#### [MATERIAL PROVIDED]

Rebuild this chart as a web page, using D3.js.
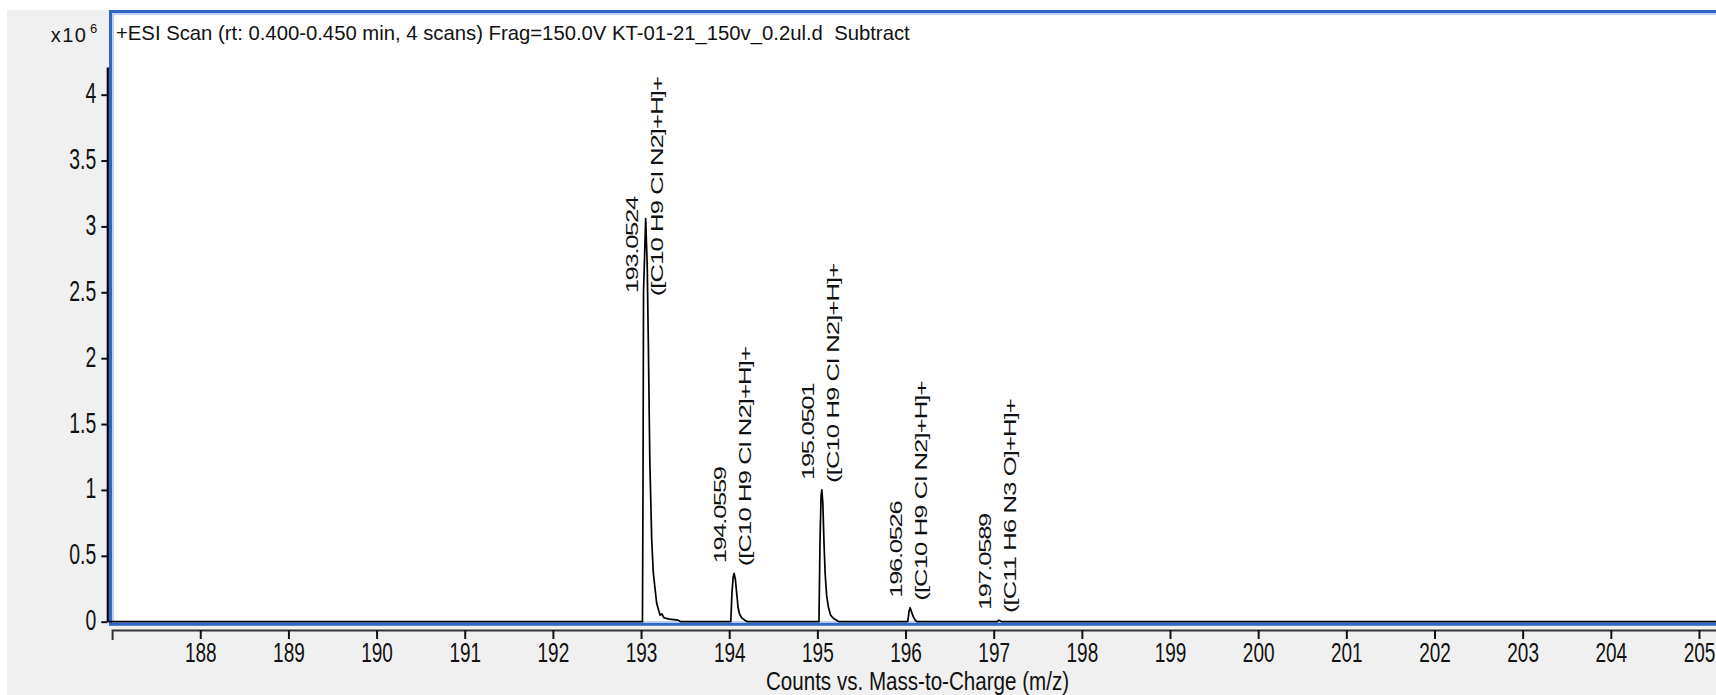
<!DOCTYPE html>
<html>
<head>
<meta charset="utf-8">
<script src="https://cdn.jsdelivr.net/npm/d3@7"></script>
<style>
  html, body { margin: 0; padding: 0; background: #fff; }
  svg { display: block; }
  text { font-family: "Liberation Sans", Arial, sans-serif; fill: #111; white-space: pre; }
</style>
</head>
<body>
<svg id="chart" width="1716" height="695"></svg>
<script>
// profile spectrum: m/z and counts (x10^6)
const mzPoints = [
  186.96, 193.000, 193.016, 193.022, 193.028, 193.0524, 193.07, 193.082, 193.10, 193.121, 193.139, 193.177, 193.215, 193.234, 193.26, 193.32, 193.42, 193.45,
  194.018, 194.031, 194.045, 194.0559, 194.07, 194.085, 194.10, 194.114, 194.14, 194.18, 194.21,
  195.018, 195.03, 195.042, 195.0501, 195.062, 195.075, 195.088, 195.105, 195.124, 195.15, 195.181, 195.23, 195.25,
  196.025, 196.04, 196.0526, 196.065, 196.088, 196.11, 196.13,
  197.04, 197.0589, 197.09,
  205.2
];
const counts = [
  0, 0, 0, 1.0, 2.5, 3.06, 2.7, 2.14, 1.2, 0.62, 0.37, 0.14, 0.05, 0.06, 0.03, 0.02, 0.012, 0,
  0, 0.22, 0.34, 0.367, 0.32, 0.216, 0.11, 0.064, 0.03, 0.01, 0,
  0, 0.62, 0.95, 1.0, 0.9, 0.6, 0.367, 0.2, 0.114, 0.05, 0.026, 0.005, 0,
  0, 0.08, 0.106, 0.08, 0.038, 0.012, 0,
  0, 0.012, 0,
  0
];

// labelled peaks
const peakMz = [193.0524, 194.0559, 195.0501, 196.0526, 197.0589];
const peakHeight = [3.06, 0.367, 1.0, 0.106, 0.012];
const peakFormula = [
  "([C10 H9 Cl N2]+H]+",
  "([C10 H9 Cl N2]+H]+",
  "([C10 H9 Cl N2]+H]+",
  "([C10 H9 Cl N2]+H]+",
  "([C11 H6 N3 O]+H]+"
];

const xTicks = [188, 189, 190, 191, 192, 193, 194, 195, 196, 197, 198, 199, 200, 201, 202, 203, 204, 205];
const yTicks = [0, 0.5, 1, 1.5, 2, 2.5, 3, 3.5, 4];

const titleText = "+ESI Scan (rt: 0.400-0.450 min, 4 scans) Frag=150.0V KT-01-21_150v_0.2ul.d  Subtract";
const xTitle = "Counts vs. Mass-to-Charge (m/z)";

const svg = d3.select("#chart");
const blue = "#2f67c9";
const stretchK = 1.49; // the screenshot is stretched vertically

// scales
const x = d3.scaleLinear().domain([187, 205.2]).range([112.1, 1716.6]);
const y = d3.scaleLinear().domain([0, 4.21]).range([621.7, 67]);

// grey window background
svg.append("rect")
    .attr("x", 7).attr("y", 10)
    .attr("width", 1716).attr("height", 700)
    .attr("fill", "#f0f0f0");

// plot area with blue frame
svg.append("rect")
    .attr("x", 110.5).attr("y", 11.5)
    .attr("width", 1700).attr("height", 612.8)
    .attr("fill", "#fff")
    .attr("stroke", blue)
    .attr("stroke-width", 3);
svg.append("rect")
    .attr("x", 113).attr("y", 14)
    .attr("width", 1700).attr("height", 608)
    .attr("fill", "none")
    .attr("stroke", "#a9c1ec")
    .attr("stroke-width", 1.5);

// title and multiplier
svg.append("text")
    .attr("x", 116).attr("y", 40)
    .attr("font-size", 20.3)
    .text(titleText);

svg.append("text")
    .attr("x", 87.5).attr("y", 41.5)
    .attr("text-anchor", "end")
    .attr("font-size", 20)
    .attr("letter-spacing", 1.5)
    .text("x10");
svg.append("text")
    .attr("x", 90).attr("y", 33)
    .attr("font-size", 13)
    .text("6");

// spectrum trace
const line = d3.line()
    .x((d, i) => x(mzPoints[i]))
    .y(d => y(d));

svg.append("path")
    .datum(counts)
    .attr("d", line)
    .attr("fill", "none")
    .attr("stroke", "#000")
    .attr("stroke-width", 1.7)
    .attr("stroke-linejoin", "round");

// x axis
const xAxis = svg.append("g")
    .attr("transform", "translate(0,630)")
    .call(d3.axisBottom(x).tickValues(xTicks).tickSizeInner(9).tickSizeOuter(10).tickFormat(d3.format("d")));
xAxis.select(".domain").attr("stroke", "#333").attr("stroke-width", 2);
xAxis.selectAll(".tick line").attr("stroke", "#111").attr("stroke-width", 2);
xAxis.selectAll(".tick text")
    .attr("y", null).attr("dy", null)
    .attr("font-size", 19)
    .attr("font-family", null)
    .attr("fill", "#111")
    .attr("transform", `translate(0,31.7) scale(1,${stretchK})`);

// y axis
const yAxis = svg.append("g")
    .attr("transform", "translate(107.3,0)")
    .call(d3.axisLeft(y).tickValues(yTicks).tickSizeInner(6).tickSizeOuter(0).tickFormat(d3.format("")));
yAxis.select(".domain").attr("stroke", "#000").attr("stroke-width", 2.2);
yAxis.selectAll(".tick line").attr("stroke", "#111").attr("stroke-width", 2);
yAxis.selectAll(".tick text")
    .attr("x", null).attr("dy", null)
    .attr("font-size", 19.4)
    .attr("font-family", null)
    .attr("fill", "#111")
    .attr("transform", `translate(-11,8) scale(1,${stretchK})`);

// x axis title
svg.append("text")
    .attr("transform", `translate(917.5,690) scale(1,1.24)`)
    .attr("text-anchor", "middle")
    .attr("font-size", 20.6)
    .text(xTitle);

// peak labels, rotated, kept below the label ceiling
const labelTop = 77;
const fmt = d3.format(".4f");
peakMz.forEach((m, i) => {
    const ax = x(m);
    const ay = y(peakHeight[i]);

    const formula = svg.append("text")
        .attr("font-size", 17.2)
        .attr("letter-spacing", -0.6)
        .text(peakFormula[i]);
    const len = formula.node().getComputedTextLength() * stretchK;
    let bottom = ay - 7;
    if (bottom - len < labelTop) bottom = labelTop + len;

    formula.attr("transform", `translate(${ax + 17},${bottom}) scale(1,${stretchK}) rotate(-90)`);

    svg.append("text")
        .attr("font-size", 17.2)
        .attr("letter-spacing", -0.9)
        .attr("transform", `translate(${ax - 8},${bottom - 3}) scale(1,${stretchK}) rotate(-90)`)
        .text(fmt(m));
});
</script>
</body>
</html>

#### [WRITTEN EXERCISE]
Each line that has the word "chart" should be copied.

#### [RESULT FOR THIS TASK]
Rebuild this chart as a web page, using D3.js.
<svg id="chart" width="1716" height="695"></svg>
const svg = d3.select("#chart");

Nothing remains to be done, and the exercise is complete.